Following a careful and thorough de novo study of the record evidence, the opinion of the lower court, the briefs and arguments of counsel, and the controlling legal authorities, this reviewing court concludes that the trial court’s analysis and final judgment were correct as a matter of law. Accordingly, this court adopts the opinion of the district court dated May 31, 2001.

Thus, final judgment for the defendant BASF is AFFIRMED.

. BASF had initially moved for judgment as a matter of law at the close of the plaintiff's case.

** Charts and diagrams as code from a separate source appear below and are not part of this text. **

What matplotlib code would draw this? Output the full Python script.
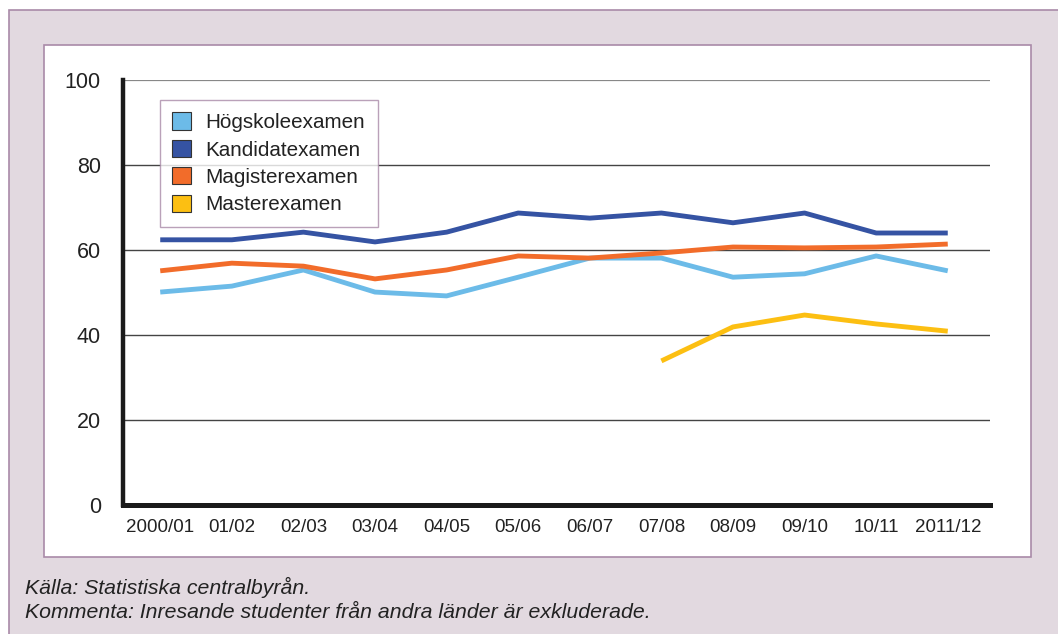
import matplotlib.pyplot as plt
import matplotlib.patches as mpatches
import numpy as np

years = ['2000/01', '01/02', '02/03', '03/04', '04/05', '05/06',
         '06/07', '07/08', '08/09', '09/10', '10/11', '2011/12']
hogskole = [50.1, 51.5, 55.3, 50.1, 49.2, 53.6, 58.1, 58.1, 53.6, 54.4, 58.6, 55.1]
kandidat = [62.4, 62.4, 64.2, 61.9, 64.2, 68.7, 67.5, 68.7, 66.4, 68.7, 64.0, 64.0]
magister = [55.1, 56.9, 56.2, 53.2, 55.3, 58.6, 58.1, 59.3, 60.7, 60.5, 60.7, 61.4]
master = [np.nan] * 7 + [33.9, 41.9, 44.7, 42.6, 40.9]
yticks = [0, 20, 40, 60, 80, 100]

series = [
    ('Högskoleexamen', hogskole, '#6cbbe8'),
    ('Kandidatexamen', kandidat, '#3553a3'),
    ('Magisterexamen', magister, '#f26c2a'),
    ('Masterexamen', master, '#fcbf12'),
]

plt.rcParams['font.family'] = ['Liberation Sans', 'DejaVu Sans']

W, H = 1058, 634
fig = plt.figure(figsize=(W / 100, H / 100), dpi=100)
fig.patch.set_facecolor('white')

# outer tinted frame and white inner panel (behind the axes)
fig.patches.append(mpatches.Rectangle((9 / W, -0.01), 1, 1.01 - 10 / H, transform=fig.transFigure,
                                      facecolor='#e2d9e0', edgecolor='#a98aa8', lw=1.2, zorder=-2))
fig.patches.append(mpatches.Rectangle((44 / W, 1 - 557 / H), (1031 - 44) / W, (557 - 45) / H,
                                      transform=fig.transFigure, facecolor='white',
                                      edgecolor='#a98aa8', lw=1.2, zorder=-1))

ax = fig.add_axes([123 / W, 1 - 505 / H, (990 - 123) / W, (505 - 80) / H])
ax.set_facecolor('none')

x = np.arange(len(years))
for name, vals, col in series:
    ax.plot(x, vals, color=col, lw=3.5, solid_capstyle='butt', zorder=3)

ax.set_xlim(-0.52, 11.59)
ax.set_ylim(0, 100)
ax.set_yticks(yticks)
ax.set_yticklabels([str(v) for v in yticks], fontsize=15.5, color='#222222')
ax.set_xticks(x)
ax.set_xticklabels(years, fontsize=13.5, color='#222222')
ax.tick_params(axis='y', length=0, pad=16)
ax.tick_params(axis='x', length=0, pad=10)

for v in yticks[1:]:
    ax.axhline(v, color='#444444' if v < 100 else '#888888', lw=1 if v < 100 else 1.6, zorder=1)

for s in ['top', 'right']:
    ax.spines[s].set_visible(False)
ax.spines['left'].set_linewidth(3.2)
ax.spines['bottom'].set_linewidth(3.6)
ax.spines['left'].set_color('#1a1a1a')
ax.spines['bottom'].set_color('#1a1a1a')
ax.spines['bottom'].set_zorder(4)

handles = [mpatches.Patch(facecolor=c, edgecolor='#333333', lw=0.8, label=n) for n, _, c in series]
leg = ax.legend(handles=handles, loc='upper left', bbox_to_anchor=(37 / 867, 1 - 20 / 425),
                fontsize=14.9, frameon=True, fancybox=False, handlelength=0.9, handleheight=0.9,
                handletextpad=0.7, labelspacing=0.37, borderpad=0.6, borderaxespad=0)
leg.get_frame().set_edgecolor('#a98aa8')
leg.get_frame().set_linewidth(1)
leg.set_zorder(5)
for t in leg.get_texts():
    t.set_color('#222222')

fig.text(25 / W, 1 - 587 / H, 'Källa: Statistiska centralbyrån.', fontsize=15.3, style='italic',
         color='#222222', va='center')
fig.text(25 / W, 1 - 613 / H, 'Kommenta: Inresande studenter från andra länder är exkluderade.',
         fontsize=15.3, style='italic', color='#222222', va='center')

fig.savefig('out.png', dpi=100)
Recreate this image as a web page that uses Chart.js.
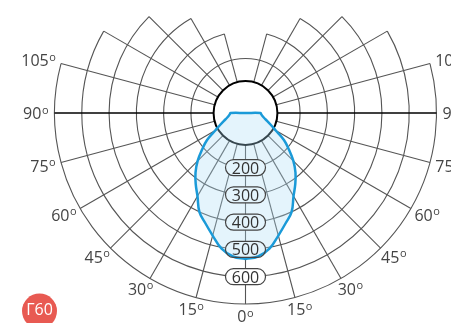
<!DOCTYPE html>
<html>
<head>
<meta charset="utf-8">
<script src="https://cdn.jsdelivr.net/npm/chart.js@4.4.0/dist/chart.umd.min.js"></script>
<style>
html, body { margin: 0; padding: 0; background: #fff; }
#wrap { width: 451px; height: 323px; position: relative; }
</style>
</head>
<body>
<div id="wrap"><canvas id="chart"></canvas></div>
<script>
// light intensity curve, cd (symmetric, 0° = down)
const angles = [0, 5, 10, 15, 20, 25, 30, 35, 40, 45, 50, 55, 60, 65, 70, 75, 80, 85, 90];
const intensity = [535, 528, 505, 465, 430, 400, 352, 318, 285, 248, 207, 172, 128, 102, 84, 71, 63, 58, 55];

const ringValues = [200, 300, 400, 500, 600, 700];
const ringSpan = [180, 165, 150, 135, 120, 105];
const ringLabels = ["200", "300", "400", "500", "600"];
const spokeAngles = [0, 15, 30, 45, 60, 75, 90, 105, 120, 135, 150, 165];
const labelAngles = [0, 15, 30, 45, 60, 75, 90, 105];
const angleLabels = ["0", "15", "30", "45", "60", "75", "90", "105"];
const badgeText = "Г60";

const holeValue = 117;

// pixels per unit so that the 700 ring has radius 191 around (245.5, 113)
const k = 700 / 191;
const W = 451, H = 323, CX = 245.5, CY = 113;

const toXY = (deg, v) => ({
    x: v * Math.sin(deg * Math.PI / 180),
    y: -v * Math.cos(deg * Math.PI / 180)
});
const right = angles.map((a, i) => toXY(a, intensity[i]));
const left = angles.map((a, i) => toXY(-a, intensity[i])).reverse();
const curve = [...right, { x: 0, y: 0 }, ...left];

const FONT = '"Open Sans", "DejaVu Sans", sans-serif';
const GRID = '#555';

const pill = (ctx, x, y, w, h, r) => {
    ctx.beginPath();
    ctx.moveTo(x - w / 2 + r, y - h / 2);
    ctx.lineTo(x + w / 2 - r, y - h / 2);
    ctx.arc(x + w / 2 - r, y, r, -Math.PI / 2, Math.PI / 2);
    ctx.lineTo(x - w / 2 + r, y + h / 2);
    ctx.arc(x - w / 2 + r, y, r, Math.PI / 2, Math.PI * 1.5);
    ctx.closePath();
};

const polarGrid = {
    id: 'polarGrid',
    beforeDatasetsDraw(chart) {
        const { ctx, scales: { x, y } } = chart;
        const cx = x.getPixelForValue(0), cy = y.getPixelForValue(0);
        const rad = v => x.getPixelForValue(v) - cx;
        ctx.save();
        ctx.strokeStyle = GRID;
        ctx.lineWidth = 1.1;
        ringValues.forEach((v, i) => {
            const span = ringSpan[i] * Math.PI / 180;
            ctx.beginPath();
            ctx.arc(cx, cy, rad(v), Math.PI / 2 - span, Math.PI / 2 + span);
            ctx.stroke();
        });
        spokeAngles.forEach(a => {
            const reach = ringValues.filter((v, i) => ringSpan[i] >= a).pop();
            const sides = a === 0 ? [0] : [a, -a];
            sides.forEach(s => {
                const p0 = toXY(s, holeValue), p1 = toXY(s, reach);
                ctx.beginPath();
                ctx.strokeStyle = a === 90 ? '#000' : GRID;
                ctx.lineWidth = a === 90 ? 1.6 : 1.1;
                ctx.moveTo(x.getPixelForValue(p0.x), y.getPixelForValue(p0.y));
                ctx.lineTo(x.getPixelForValue(p1.x), y.getPixelForValue(p1.y));
                ctx.stroke();
            });
        });
        // hole in the middle
        ctx.beginPath();
        ctx.arc(cx, cy, rad(holeValue), 0, Math.PI * 2);
        ctx.fillStyle = '#fff';
        ctx.fill();
        ctx.strokeStyle = '#000';
        ctx.lineWidth = 2;
        ctx.stroke();
        // label backgrounds
        ringLabels.forEach((t, i) => {
            const py = y.getPixelForValue(-ringValues[i]);
            pill(ctx, cx, py, 40, 16, 8);
            ctx.fillStyle = '#fff';
            ctx.fill();
        });
        ctx.restore();
    },
    afterDatasetsDraw(chart) {
        const { ctx, scales: { x, y } } = chart;
        const cx = x.getPixelForValue(0), cy = y.getPixelForValue(0);
        const outer = x.getPixelForValue(ringValues[ringValues.length - 1]) - cx;
        ctx.save();
        ringLabels.forEach((t, i) => {
            const py = y.getPixelForValue(-ringValues[i]);
            pill(ctx, cx, py, 40, 16, 8);
            ctx.strokeStyle = '#444';
            ctx.lineWidth = 1.2;
            ctx.stroke();
            ctx.fillStyle = '#333';
            ctx.font = '16px ' + FONT;
            ctx.textAlign = 'center';
            ctx.textBaseline = 'alphabetic';
            ctx.fillText(t, cx, py + 6);
        });
        // angle labels sit just outside the outer ring, like point labels
        const gap = 6, th = 12;
        labelAngles.forEach((a, i) => {
            const sides = a === 0 ? [0] : [-a, a];
            sides.forEach(s => {
                const rs = s * Math.PI / 180;
                const dx = Math.sin(rs), dy = Math.cos(rs);
                ctx.font = '16px ' + FONT;
                const w1 = ctx.measureText(angleLabels[i]).width;
                ctx.font = '11px ' + FONT;
                const w2 = ctx.measureText('o').width;
                const tw = w1 + w2 + 0.5;
                const px = cx + dx * (outer + gap) + dx * tw / 2;
                const py = cy + dy * (outer + gap) + dy * th / 2;
                const x0 = px - tw / 2;
                ctx.fillStyle = '#444';
                ctx.textAlign = 'left';
                ctx.textBaseline = 'alphabetic';
                ctx.font = '16px ' + FONT;
                ctx.fillText(angleLabels[i], x0, py + 6);
                ctx.font = '11px ' + FONT;
                ctx.fillText('o', x0 + w1 + 0.5, py + 0.5);
            });
        });
        // badge
        ctx.beginPath();
        ctx.arc(39.5, 311, 17.5, 0, Math.PI * 2);
        ctx.fillStyle = '#e85a52';
        ctx.fill();
        ctx.fillStyle = '#fff';
        ctx.font = '16px ' + FONT;
        ctx.textAlign = 'center';
        ctx.textBaseline = 'alphabetic';
        ctx.fillText(badgeText, 39.5, 315);
        ctx.restore();
    }
};

new Chart(document.getElementById('chart'), {
    type: 'scatter',
    data: {
        datasets: [{
            data: curve,
            showLine: true,
            fill: 'shape',
            borderColor: '#1a9ad8',
            borderWidth: 2.5,
            backgroundColor: 'rgba(170,220,245,0.32)',
            pointRadius: 0,
            tension: 0.4
        }]
    },
    options: {
        responsive: true,
        maintainAspectRatio: false,
        animation: false,
        layout: { padding: 0 },
        plugins: { legend: { display: false }, tooltip: { enabled: false } },
        scales: {
            x: { type: 'linear', display: false, min: -CX * k, max: (W - CX) * k },
            y: { type: 'linear', display: false, min: -(H - CY) * k, max: CY * k }
        }
    },
    plugins: [polarGrid]
});
</script>
</body>
</html>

However, the trial judge took that motion "under advisement,” directing BASF to proceed with its defense.

. The Michigan Court in Lytle explained:

To establish a prima facie case of discrimination, plaintiff must prove by a preponderance of the evidence that (1) [he or] she was a member of the protected class [i.e., age 40 or more]; (2) [he or] she suffered an adverse employment action, in this case, demotion and then discharge; (3) [he or] she was qualified for the position; but (4) [he or] she was discharged under circumstances that give rise to an inference of unlawful discrimination. Once plaintiff has sufficiently established a prima facie case, a presumption of discrimination arises. The burden then shifts to the defendant to articulate a "legitimate, nondiscriminatory reason” for plaintiff’s termination to overcome and dispose of this presumption.... Once the defendant produces such evidence, even if later refuted or disbelieved, the presumption drops away, and the burden of proof shifts back to the plaintiff. At this third stage of proof, in this case in response to the motion for summary disposition, plaintiff had to show, by a preponderance of admissible direct or circumstantial evidence, that there was a triable issue that the employer's proffered reasons were not true reasons, but were a mere pretext for discrimination.

Lytle v. Malady, 458 Mich. 153, 579 N.W.2d 906, 914-15 (Mich.1998). (Bracketed material added; footnotes omitted).